What you need to do - Pull each line holding "that" out of the entries below.

[Source code of charts]
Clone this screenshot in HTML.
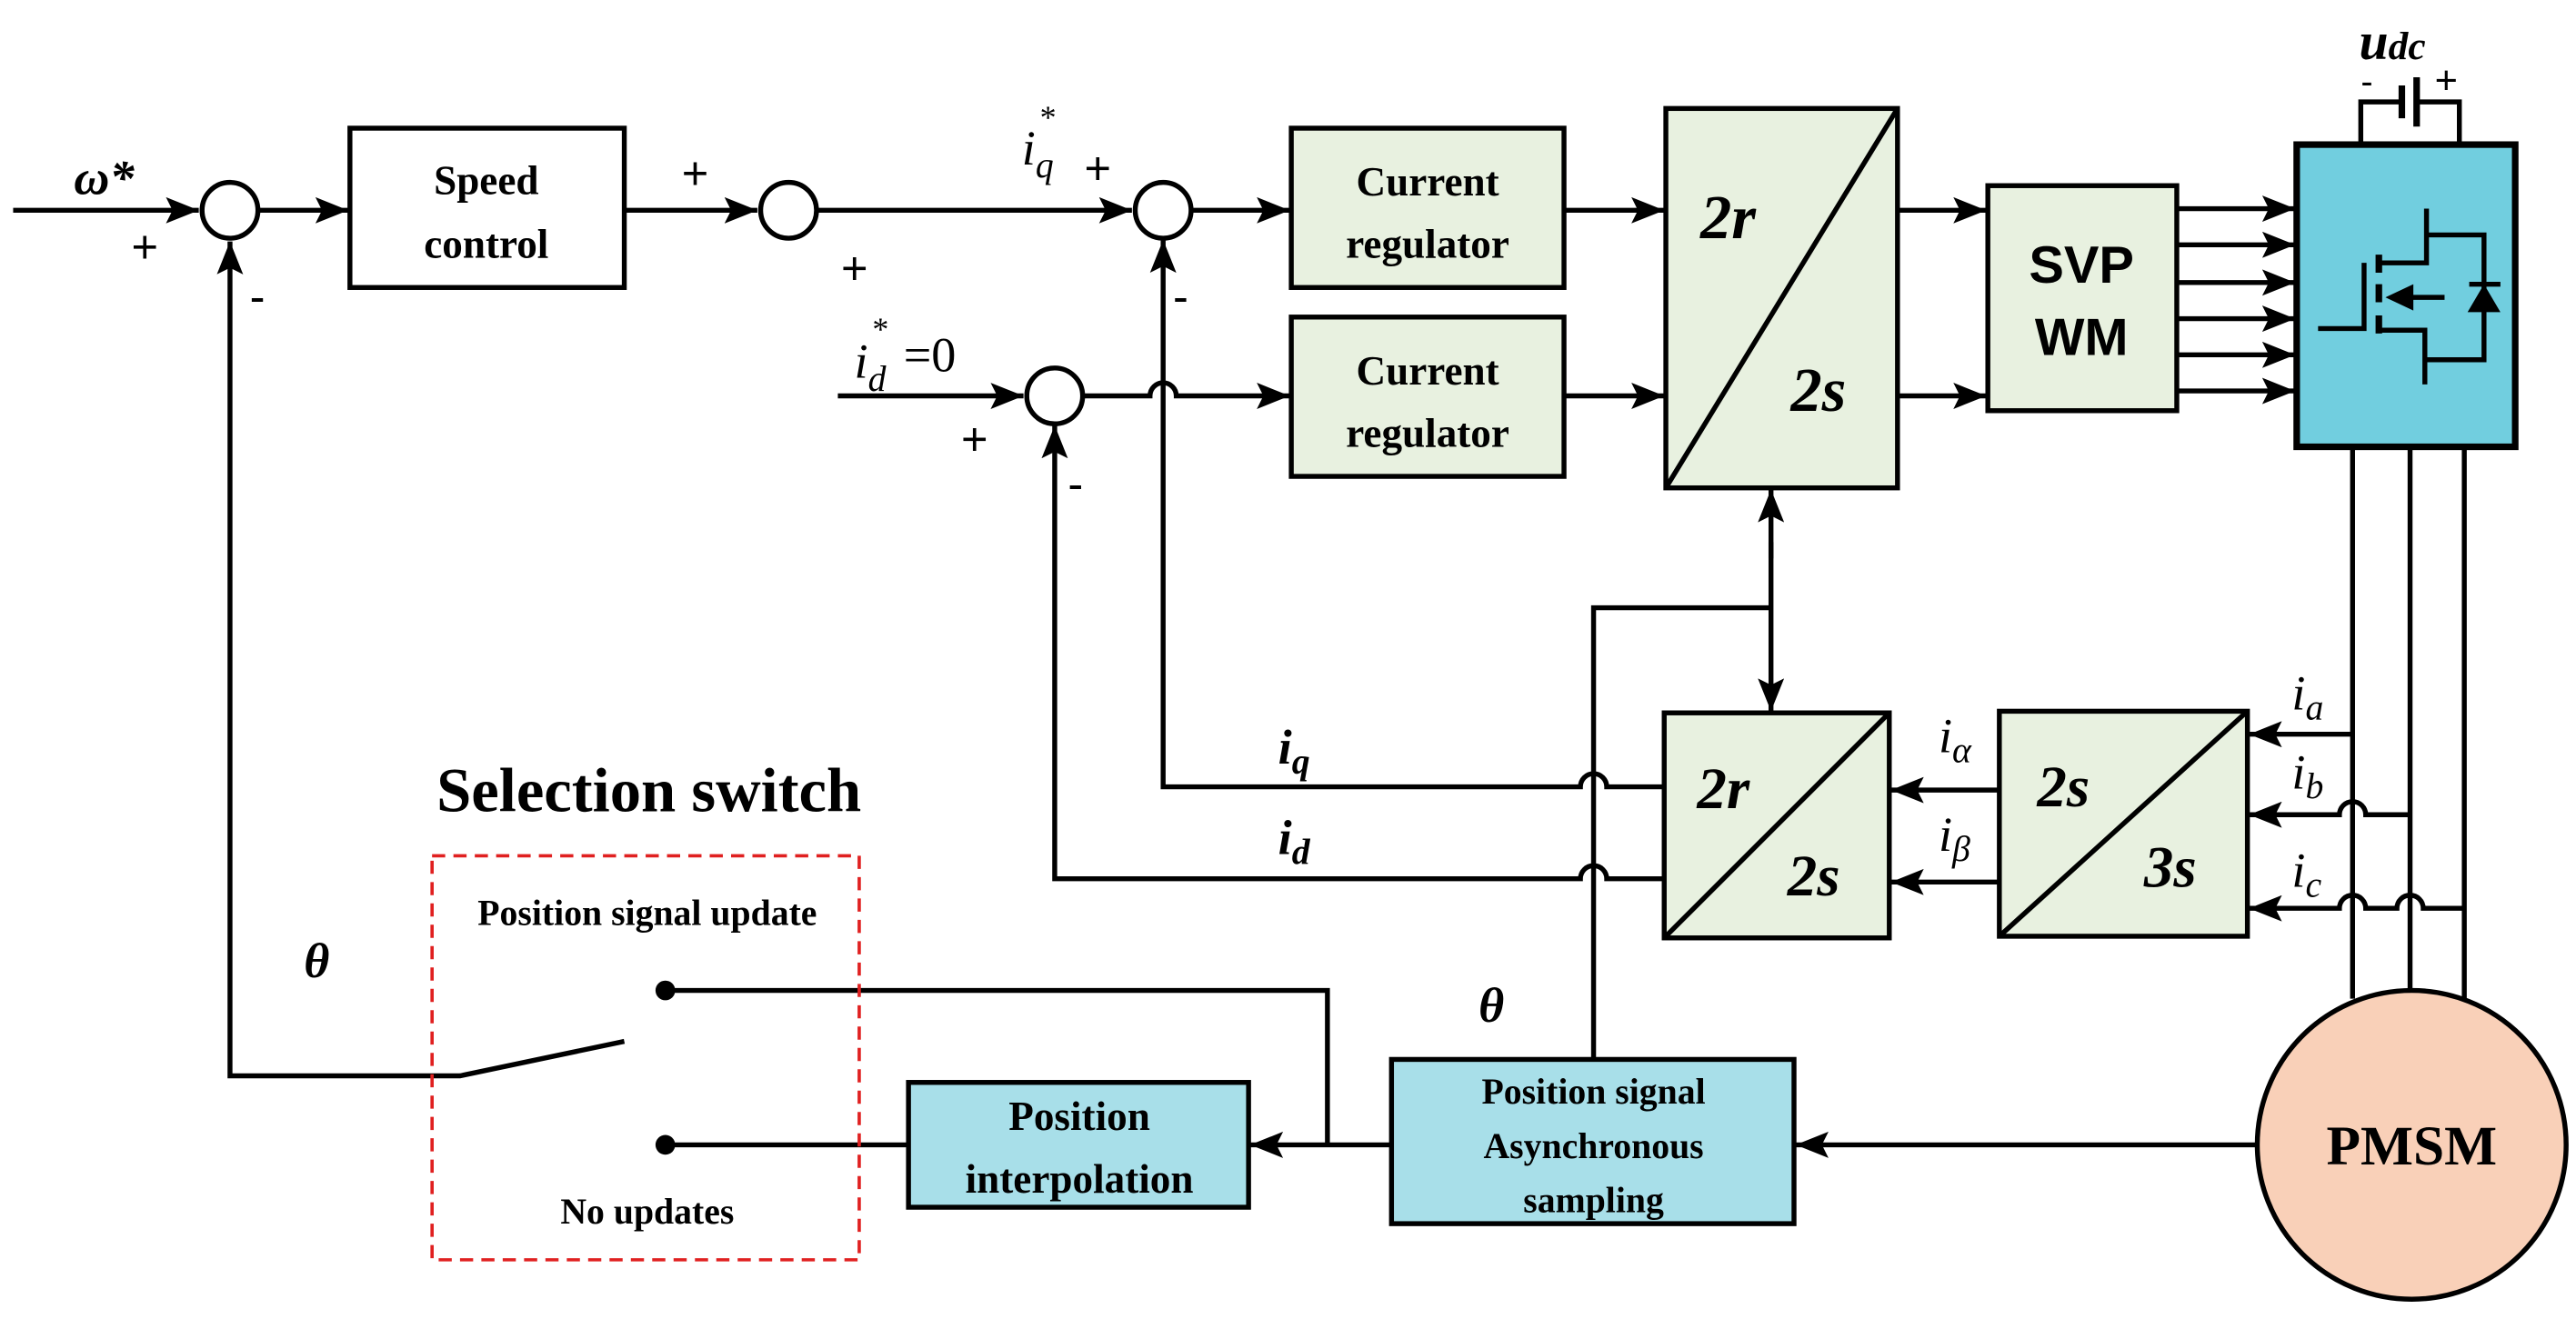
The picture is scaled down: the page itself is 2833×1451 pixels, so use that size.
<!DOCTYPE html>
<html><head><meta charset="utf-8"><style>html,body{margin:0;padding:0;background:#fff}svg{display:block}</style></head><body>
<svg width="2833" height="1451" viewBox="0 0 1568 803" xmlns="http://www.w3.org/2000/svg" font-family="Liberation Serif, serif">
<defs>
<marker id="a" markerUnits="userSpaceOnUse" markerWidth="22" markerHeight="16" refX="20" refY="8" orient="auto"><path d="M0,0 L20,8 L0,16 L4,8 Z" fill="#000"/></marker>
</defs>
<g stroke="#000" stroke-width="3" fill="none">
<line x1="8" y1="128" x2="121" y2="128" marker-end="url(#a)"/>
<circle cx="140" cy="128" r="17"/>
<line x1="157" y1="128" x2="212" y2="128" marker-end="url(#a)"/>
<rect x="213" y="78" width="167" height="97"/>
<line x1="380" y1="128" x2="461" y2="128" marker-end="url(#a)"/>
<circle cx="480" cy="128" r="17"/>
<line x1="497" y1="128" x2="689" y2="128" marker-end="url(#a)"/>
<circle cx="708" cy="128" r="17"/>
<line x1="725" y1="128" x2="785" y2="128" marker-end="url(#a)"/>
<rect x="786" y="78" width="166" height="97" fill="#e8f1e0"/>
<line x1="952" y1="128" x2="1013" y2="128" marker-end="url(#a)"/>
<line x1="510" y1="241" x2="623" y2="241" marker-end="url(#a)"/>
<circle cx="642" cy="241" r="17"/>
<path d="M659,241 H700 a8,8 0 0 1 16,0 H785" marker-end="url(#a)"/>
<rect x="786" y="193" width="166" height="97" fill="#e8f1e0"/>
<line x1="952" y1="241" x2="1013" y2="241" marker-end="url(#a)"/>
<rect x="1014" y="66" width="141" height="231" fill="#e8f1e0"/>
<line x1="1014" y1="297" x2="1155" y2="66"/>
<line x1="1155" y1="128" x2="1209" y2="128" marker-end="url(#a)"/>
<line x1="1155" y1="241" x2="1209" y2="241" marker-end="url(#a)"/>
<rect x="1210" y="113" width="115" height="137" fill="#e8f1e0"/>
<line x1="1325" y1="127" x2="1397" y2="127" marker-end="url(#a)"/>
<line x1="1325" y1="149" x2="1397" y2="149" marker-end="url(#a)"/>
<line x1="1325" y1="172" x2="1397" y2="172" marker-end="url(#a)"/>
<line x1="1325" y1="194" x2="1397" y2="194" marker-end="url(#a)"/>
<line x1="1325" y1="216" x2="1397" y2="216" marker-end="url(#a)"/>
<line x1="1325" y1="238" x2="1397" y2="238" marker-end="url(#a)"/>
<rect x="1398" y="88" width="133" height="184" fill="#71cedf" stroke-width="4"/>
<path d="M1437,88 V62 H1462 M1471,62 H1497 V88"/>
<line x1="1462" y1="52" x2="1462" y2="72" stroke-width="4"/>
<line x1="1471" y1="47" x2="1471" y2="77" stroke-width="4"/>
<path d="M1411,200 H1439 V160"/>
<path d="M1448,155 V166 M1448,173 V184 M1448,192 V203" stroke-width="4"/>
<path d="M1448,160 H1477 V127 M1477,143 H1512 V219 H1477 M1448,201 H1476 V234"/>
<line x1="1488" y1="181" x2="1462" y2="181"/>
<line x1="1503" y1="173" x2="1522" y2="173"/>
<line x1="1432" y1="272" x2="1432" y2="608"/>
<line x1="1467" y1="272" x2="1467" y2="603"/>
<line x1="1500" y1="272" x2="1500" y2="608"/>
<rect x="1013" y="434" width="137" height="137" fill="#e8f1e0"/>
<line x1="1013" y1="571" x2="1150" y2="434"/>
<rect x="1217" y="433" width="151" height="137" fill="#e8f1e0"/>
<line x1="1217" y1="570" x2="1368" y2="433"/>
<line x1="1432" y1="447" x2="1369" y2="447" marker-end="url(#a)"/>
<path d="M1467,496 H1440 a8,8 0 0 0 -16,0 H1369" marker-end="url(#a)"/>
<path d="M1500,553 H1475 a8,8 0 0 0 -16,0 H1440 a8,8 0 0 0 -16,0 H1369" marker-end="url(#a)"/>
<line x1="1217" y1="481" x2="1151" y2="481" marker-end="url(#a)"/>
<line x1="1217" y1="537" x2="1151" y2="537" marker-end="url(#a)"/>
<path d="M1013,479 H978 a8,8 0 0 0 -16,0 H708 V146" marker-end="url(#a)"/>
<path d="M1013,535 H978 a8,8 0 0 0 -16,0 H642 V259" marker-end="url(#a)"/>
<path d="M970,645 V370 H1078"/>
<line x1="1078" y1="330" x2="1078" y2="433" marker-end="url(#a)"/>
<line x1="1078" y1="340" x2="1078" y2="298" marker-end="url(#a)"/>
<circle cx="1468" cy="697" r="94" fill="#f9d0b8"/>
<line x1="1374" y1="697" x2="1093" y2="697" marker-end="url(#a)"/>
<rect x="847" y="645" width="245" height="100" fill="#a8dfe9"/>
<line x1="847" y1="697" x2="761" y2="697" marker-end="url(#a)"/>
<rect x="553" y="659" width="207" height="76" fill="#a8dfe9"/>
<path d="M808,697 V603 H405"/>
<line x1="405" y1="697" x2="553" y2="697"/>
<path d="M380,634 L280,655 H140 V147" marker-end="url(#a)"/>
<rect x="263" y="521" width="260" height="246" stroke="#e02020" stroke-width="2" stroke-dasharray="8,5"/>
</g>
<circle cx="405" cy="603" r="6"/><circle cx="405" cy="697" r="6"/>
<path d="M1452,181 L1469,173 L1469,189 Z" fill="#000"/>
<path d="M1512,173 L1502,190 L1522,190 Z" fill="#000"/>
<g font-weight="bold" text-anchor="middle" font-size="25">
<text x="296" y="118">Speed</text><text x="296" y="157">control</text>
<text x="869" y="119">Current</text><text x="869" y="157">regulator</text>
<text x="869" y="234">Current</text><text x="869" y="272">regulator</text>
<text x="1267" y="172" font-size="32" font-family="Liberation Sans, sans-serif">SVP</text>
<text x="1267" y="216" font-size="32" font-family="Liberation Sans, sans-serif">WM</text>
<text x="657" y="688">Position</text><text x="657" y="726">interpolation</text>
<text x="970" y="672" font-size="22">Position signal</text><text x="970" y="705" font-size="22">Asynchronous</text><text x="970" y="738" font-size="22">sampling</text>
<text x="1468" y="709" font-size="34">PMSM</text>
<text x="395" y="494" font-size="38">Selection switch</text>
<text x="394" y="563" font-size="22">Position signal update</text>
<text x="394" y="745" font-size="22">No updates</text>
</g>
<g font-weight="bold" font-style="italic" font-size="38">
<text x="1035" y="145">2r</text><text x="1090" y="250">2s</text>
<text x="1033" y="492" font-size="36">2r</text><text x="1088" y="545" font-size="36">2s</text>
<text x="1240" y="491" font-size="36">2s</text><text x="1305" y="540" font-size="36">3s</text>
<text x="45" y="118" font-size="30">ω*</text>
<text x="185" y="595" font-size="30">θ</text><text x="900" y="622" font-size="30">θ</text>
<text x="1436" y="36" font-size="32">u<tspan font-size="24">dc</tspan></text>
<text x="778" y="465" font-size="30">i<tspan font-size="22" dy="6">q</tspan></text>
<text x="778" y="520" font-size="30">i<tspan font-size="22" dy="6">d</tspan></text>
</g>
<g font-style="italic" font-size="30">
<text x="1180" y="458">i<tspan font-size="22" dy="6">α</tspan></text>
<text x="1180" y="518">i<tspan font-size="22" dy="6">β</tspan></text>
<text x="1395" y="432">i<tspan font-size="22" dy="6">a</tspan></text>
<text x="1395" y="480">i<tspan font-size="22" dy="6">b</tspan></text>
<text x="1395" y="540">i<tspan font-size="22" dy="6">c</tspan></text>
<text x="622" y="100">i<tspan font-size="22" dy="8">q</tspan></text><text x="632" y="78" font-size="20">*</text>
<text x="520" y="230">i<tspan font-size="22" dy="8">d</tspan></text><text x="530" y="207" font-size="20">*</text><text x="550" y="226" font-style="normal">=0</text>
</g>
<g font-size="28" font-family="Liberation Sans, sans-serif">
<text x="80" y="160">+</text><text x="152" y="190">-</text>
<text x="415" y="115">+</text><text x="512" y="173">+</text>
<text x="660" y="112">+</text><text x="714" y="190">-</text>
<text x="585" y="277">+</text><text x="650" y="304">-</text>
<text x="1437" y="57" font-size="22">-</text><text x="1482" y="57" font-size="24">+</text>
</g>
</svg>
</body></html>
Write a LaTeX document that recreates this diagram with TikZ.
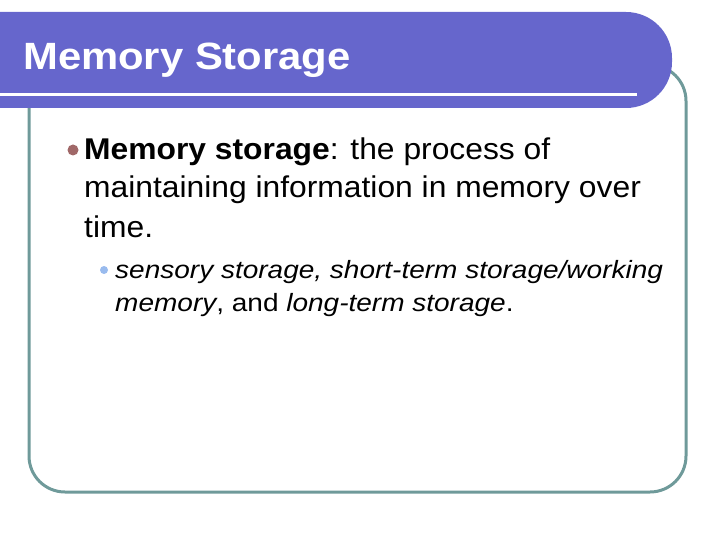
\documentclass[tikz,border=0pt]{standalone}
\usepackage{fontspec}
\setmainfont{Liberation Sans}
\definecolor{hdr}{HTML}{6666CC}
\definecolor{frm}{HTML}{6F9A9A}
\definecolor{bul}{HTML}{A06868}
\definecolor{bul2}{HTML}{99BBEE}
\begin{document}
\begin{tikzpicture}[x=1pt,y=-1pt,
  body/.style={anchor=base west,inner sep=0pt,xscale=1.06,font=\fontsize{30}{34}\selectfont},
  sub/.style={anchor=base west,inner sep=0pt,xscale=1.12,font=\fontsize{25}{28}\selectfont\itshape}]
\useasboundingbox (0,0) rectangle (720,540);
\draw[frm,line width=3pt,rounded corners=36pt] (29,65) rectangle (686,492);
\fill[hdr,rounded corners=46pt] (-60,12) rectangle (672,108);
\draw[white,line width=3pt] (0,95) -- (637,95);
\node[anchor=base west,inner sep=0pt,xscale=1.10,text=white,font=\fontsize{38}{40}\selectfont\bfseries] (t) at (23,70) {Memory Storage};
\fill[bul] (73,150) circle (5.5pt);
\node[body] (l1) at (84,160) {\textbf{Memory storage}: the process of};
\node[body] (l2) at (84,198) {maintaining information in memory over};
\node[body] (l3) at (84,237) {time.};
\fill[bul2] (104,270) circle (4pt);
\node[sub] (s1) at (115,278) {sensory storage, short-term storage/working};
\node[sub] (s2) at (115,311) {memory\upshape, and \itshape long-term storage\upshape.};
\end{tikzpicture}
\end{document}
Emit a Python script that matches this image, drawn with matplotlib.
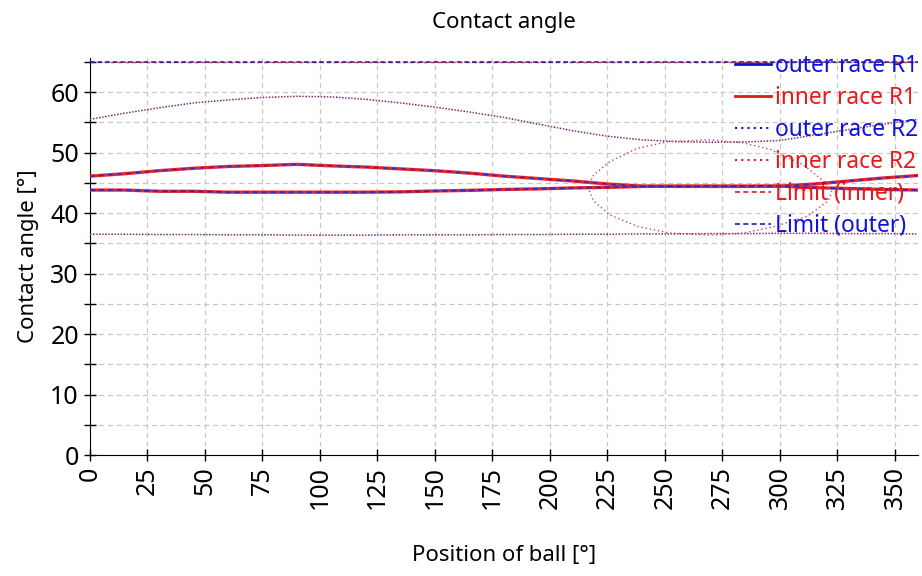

Reply -
The picture is scaled down: the page itself is 2833×1451 pixels, so use that size.
Write a LaTeX document that recreates this diagram with TikZ.
Emit a Python script that matches this image, drawn with matplotlib.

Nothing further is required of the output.